One of Hipgnosis's best-ever covers, this is the result of a happy accident: a realisation that if you took a picture with a Polaroid instant camera (the kind where the picture would develop of its own accord within a minute or two of your taking it) and then took to pressing down on and scraping the surface of the picture as it developed, all kinds of interesting effects could be had. This is sometimes called the 'melt' album because of this cover, where the effect seems to be that Gabriel's face is made of wax and is melting. Striking, memorable and distinctive.


One final piece of work for the Floyd, a compilation album of dubious merit, given a tongue-in-cheek title: Pink Floyd are no dance band, you see, and the cover design takes up that particular gauntlet, with a dancing couple tied down by guy wires. Beautiful scene, too: where do they find all these old dilapidated buildings?


This apparently was actually designed for an entirely different album, one by Black Sabbath, who rejected it. Their loss, as it's classic Hipgnosis, seven field doctors, one removing his gloves: it should be boring. The reason it isn't is the undeniably sinister feel to it. Anyone at all afraid of doctors will shiver when they see this cover.


A silly idea - if you don't get the joke, it's that instead of a human reading fantastic tales about aliens, it's an alien reading about humans. Except that this is Roger Taylor of Queen, so the humanity is questionable. The cuteness factor isn't, though, which is why I'm willing to give the album cover the benefit of the doubt: that alien is way cuter than the prettyboy on the magazine.
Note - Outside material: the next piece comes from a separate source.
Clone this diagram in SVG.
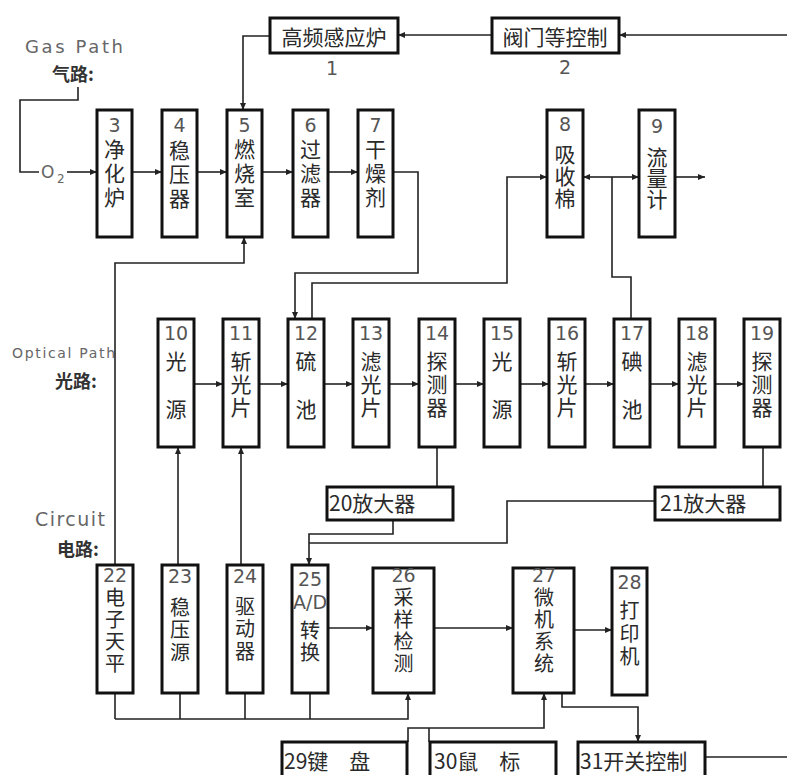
<svg xmlns="http://www.w3.org/2000/svg" width="787" height="775" viewBox="0 0 787 775">
<style>
.bx{fill:#fff;stroke:#111;stroke-width:3}
.ln{fill:none;stroke:#222;stroke-width:1.6}
.ar{marker-end:url(#a)}
.v{font-family:"Noto Sans CJK SC",sans-serif;font-size:21px;fill:#2a2a2a;writing-mode:vertical-rl;text-anchor:start}
.vs{font-family:"Noto Sans CJK SC",sans-serif;font-size:20px;fill:#2a2a2a;writing-mode:vertical-rl;text-anchor:start}
.nm{font-family:"DejaVu Sans",sans-serif;font-size:19px;fill:#555;text-anchor:middle}
.hd{font-family:"Noto Sans CJK SC",sans-serif;font-size:21px;fill:#2a2a2a}
.en{font-family:"DejaVu Sans",sans-serif;fill:#666}
.lb{font-family:"Noto Sans CJK SC",sans-serif;font-size:18px;font-weight:bold;fill:#333}
</style>
<defs>
<marker id="a" markerWidth="8" markerHeight="8" refX="7" refY="4" orient="auto" markerUnits="userSpaceOnUse"><path d="M0,1 L7,4 L0,7 z" fill="#222"/></marker>
</defs>
<rect width="787" height="775" fill="#fff"/>

<g id="labels">
<text class="en" x="25" y="53" font-size="18" textLength="98">Gas Path</text>
<text class="lb" x="52" y="81">气路:</text>
<text class="en" x="12" y="358" font-size="14" textLength="103">Optical Path</text>
<text class="lb" x="55" y="388">光路:</text>
<text class="en" x="35" y="526" font-size="19" textLength="70">Circuit</text>
<text class="lb" x="57" y="556">电路:</text>
<text class="en" x="41" y="178" font-size="17" fill="#333">O<tspan font-size="12" x="57" y="183">2</tspan></text>
</g>

<g id="connectors">
<path class="ln" d="M78,87 V100 H20 V172 H39"/>
<path class="ln ar" d="M67,172 H97"/>
<path class="ln ar" d="M132,172 H162"/>
<path class="ln ar" d="M197,172 H227"/>
<path class="ln ar" d="M262,172 H293"/>
<path class="ln ar" d="M328,172 H358"/>
<path class="ln ar" d="M787,35 H619"/>
<path class="ln ar" d="M492,35 H398"/>
<path class="ln ar" d="M270,36 H243 V110"/>
<path class="ln ar" d="M115,565 V263 H244 V237"/>
<path class="ln ar" d="M393,172 H418 V273 H295 V319"/>
<path class="ln ar" d="M312,319 V283 H507 V177 H547"/>
<path class="ln" d="M631,319 V277 H612 V177"/>
<path class="ln ar" d="M612,177 H583"/>
<path class="ln ar" d="M612,177 H639"/>
<path class="ln ar" d="M675,177 H705"/>
<path class="ln ar" d="M194,384 H223"/>
<path class="ln ar" d="M259,384 H288"/>
<path class="ln ar" d="M324,384 H353"/>
<path class="ln ar" d="M389,384 H419"/>
<path class="ln ar" d="M455,384 H484"/>
<path class="ln ar" d="M520,384 H549"/>
<path class="ln ar" d="M585,384 H614"/>
<path class="ln ar" d="M650,384 H679"/>
<path class="ln ar" d="M715,384 H744"/>
<path class="ln ar" d="M178,565 V447"/>
<path class="ln ar" d="M241,565 V447"/>
<path class="ln" d="M437,447 V487"/>
<path class="ln" d="M763,447 V487"/>
<path class="ln ar" d="M393,520 V534 H309 V565"/>
<path class="ln" d="M655,501 H507 V543 H309"/>
<path class="ln ar" d="M328,628 H373"/>
<path class="ln ar" d="M434,628 H513"/>
<path class="ln ar" d="M574,630 H612"/>
<path class="ln" d="M115,693 V719 M180,693 V719 M245,693 V719 M310,693 V719"/>
<path class="ln ar" d="M115,719 H408 V693"/>
<path class="ln ar" d="M408,742 V728 H544 V693"/>
<path class="ln" d="M429,742 V728"/>
<path class="ln ar" d="M562,693 V707 H638 V742"/>
<path class="ln" d="M705,757 H787"/>
</g>

<g id="n1"><rect class="bx" x="270" y="18" width="128" height="35"/><text class="hd" x="334" y="45" text-anchor="middle">高频感应炉</text><text class="nm" x="332" y="75" font-size="16">1</text></g>
<g id="n2"><rect class="bx" x="492" y="18" width="127" height="35"/><text class="hd" x="555" y="45" text-anchor="middle">阀门等控制</text><text class="nm" x="565" y="74" font-size="16">2</text></g>

<g id="n3"><rect class="bx" x="97" y="110" width="35" height="127"/><text class="nm" x="114.5" y="132">3</text><text class="v" x="114.5" y="139" letter-spacing="3">净化炉</text></g>
<g id="n4"><rect class="bx" x="162" y="110" width="35" height="127"/><text class="nm" x="179.5" y="132">4</text><text class="v" x="179.5" y="140" letter-spacing="3">稳压器</text></g>
<g id="n5"><rect class="bx" x="227" y="110" width="35" height="127"/><text class="nm" x="244.5" y="132">5</text><text class="v" x="244.5" y="139" letter-spacing="3">燃烧室</text></g>
<g id="n6"><rect class="bx" x="293" y="110" width="35" height="127"/><text class="nm" x="310.5" y="132">6</text><text class="v" x="310.5" y="139" letter-spacing="3">过滤器</text></g>
<g id="n7"><rect class="bx" x="358" y="110" width="35" height="127"/><text class="nm" x="375.5" y="132">7</text><text class="v" x="375.5" y="139" letter-spacing="3">干燥剂</text></g>
<g id="n8"><rect class="bx" x="547" y="110" width="36" height="127"/><text class="nm" x="565" y="131">8</text><text class="v" x="565" y="144" letter-spacing="1">吸收棉</text></g>
<g id="n9"><rect class="bx" x="639" y="110" width="36" height="127"/><text class="nm" x="657" y="133">9</text><text class="v" x="657" y="147" letter-spacing="0">流量计</text></g>

<g id="n10"><rect class="bx" x="158" y="319" width="36" height="128"/><text class="nm" font-size="20" x="176" y="340">10</text><text class="v" x="176" y="351" letter-spacing="3">光　源</text></g>
<g id="n11"><rect class="bx" x="223" y="319" width="36" height="128"/><text class="nm" font-size="20" x="241" y="340">11</text><text class="v" x="241" y="351" letter-spacing="2">斩光片</text></g>
<g id="n12"><rect class="bx" x="288" y="319" width="36" height="128"/><text class="nm" font-size="20" x="306" y="340">12</text><text class="v" x="306" y="351" letter-spacing="3">硫　池</text></g>
<g id="n13"><rect class="bx" x="353" y="319" width="36" height="128"/><text class="nm" font-size="20" x="371" y="340">13</text><text class="v" x="371" y="351" letter-spacing="2">滤光片</text></g>
<g id="n14"><rect class="bx" x="419" y="319" width="36" height="128"/><text class="nm" font-size="20" x="437" y="340">14</text><text class="v" x="437" y="351" letter-spacing="2">探测器</text></g>
<g id="n15"><rect class="bx" x="484" y="319" width="36" height="128"/><text class="nm" font-size="20" x="502" y="340">15</text><text class="v" x="502" y="351" letter-spacing="3">光　源</text></g>
<g id="n16"><rect class="bx" x="549" y="319" width="36" height="128"/><text class="nm" font-size="20" x="567" y="340">16</text><text class="v" x="567" y="351" letter-spacing="2">斩光片</text></g>
<g id="n17"><rect class="bx" x="614" y="319" width="36" height="128"/><text class="nm" font-size="20" x="632" y="340">17</text><text class="v" x="632" y="351" letter-spacing="3">碘　池</text></g>
<g id="n18"><rect class="bx" x="679" y="319" width="36" height="128"/><text class="nm" font-size="20" x="697" y="340">18</text><text class="v" x="697" y="351" letter-spacing="2">滤光片</text></g>
<g id="n19"><rect class="bx" x="744" y="319" width="36" height="128"/><text class="nm" font-size="20" x="762" y="340">19</text><text class="v" x="762" y="351" letter-spacing="2">探测器</text></g>

<g id="n20"><rect class="bx" x="327" y="487" width="126" height="33"/><text class="hd" x="329" y="511">20放大器</text></g>
<g id="n21"><rect class="bx" x="655" y="487" width="125" height="33"/><text class="hd" x="660" y="511">21放大器</text></g>

<g id="n22"><rect class="bx" x="97" y="565" width="36" height="128"/><text class="nm" font-size="18" x="115" y="582">22</text><text class="vs" x="115" y="587" letter-spacing="2">电子天平</text></g>
<g id="n23"><rect class="bx" x="162" y="565" width="36" height="128"/><text class="nm" font-size="18" x="180" y="583">23</text><text class="vs" x="180" y="597" letter-spacing="2.5">稳压源</text></g>
<g id="n24"><rect class="bx" x="227" y="565" width="36" height="128"/><text class="nm" font-size="18" x="245" y="583">24</text><text class="vs" x="245" y="596" letter-spacing="2.5">驱动器</text></g>
<g id="n25"><rect class="bx" x="292" y="565" width="36" height="128"/><text class="nm" font-size="18" x="310" y="586">25</text><text class="nm" font-size="15" x="310" y="609">A/D</text><text class="vs" x="310" y="620" letter-spacing="2">转换</text></g>
<g id="n26"><rect class="bx" x="373" y="568" width="61" height="125"/><text class="nm" font-size="18" x="403.5" y="582">26</text><text class="vs" x="403.5" y="587" letter-spacing="2">采样检测</text></g>
<g id="n27"><rect class="bx" x="513" y="568" width="61" height="125"/><text class="nm" font-size="18" x="544" y="582">27</text><text class="vs" x="544" y="587" letter-spacing="2">微机系统</text></g>
<g id="n28"><rect class="bx" x="612" y="568" width="35" height="127"/><text class="nm" font-size="18" x="629.5" y="589">28</text><text class="vs" x="629.5" y="600" letter-spacing="3">打印机</text></g>

<g id="n29"><rect class="bx" x="282" y="742" width="125" height="50"/><text class="hd" x="284" y="769" font-size="20">29键　盘</text></g>
<g id="n30"><rect class="bx" x="430" y="742" width="126" height="50"/><text class="hd" x="434" y="769" font-size="20">30鼠　标</text></g>
<g id="n31"><rect class="bx" x="578" y="742" width="127" height="50"/><text class="hd" x="580" y="769" font-size="20">31开关控制</text></g>
</svg>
This was one of Hipgnosis's final covers, released 1982. I think it's safe to say they'd lost the plot by then, as this has none of their personality. It's literal and ugly.


So very simple, this one. The Eye of Horus, a heiroglyph with various meanings and associations in ancient Egypt. Here it just matches that title track. Until budget reissues, the eye was gold foil, which is why you'll see all sorts of shades of gold if you Google this cover.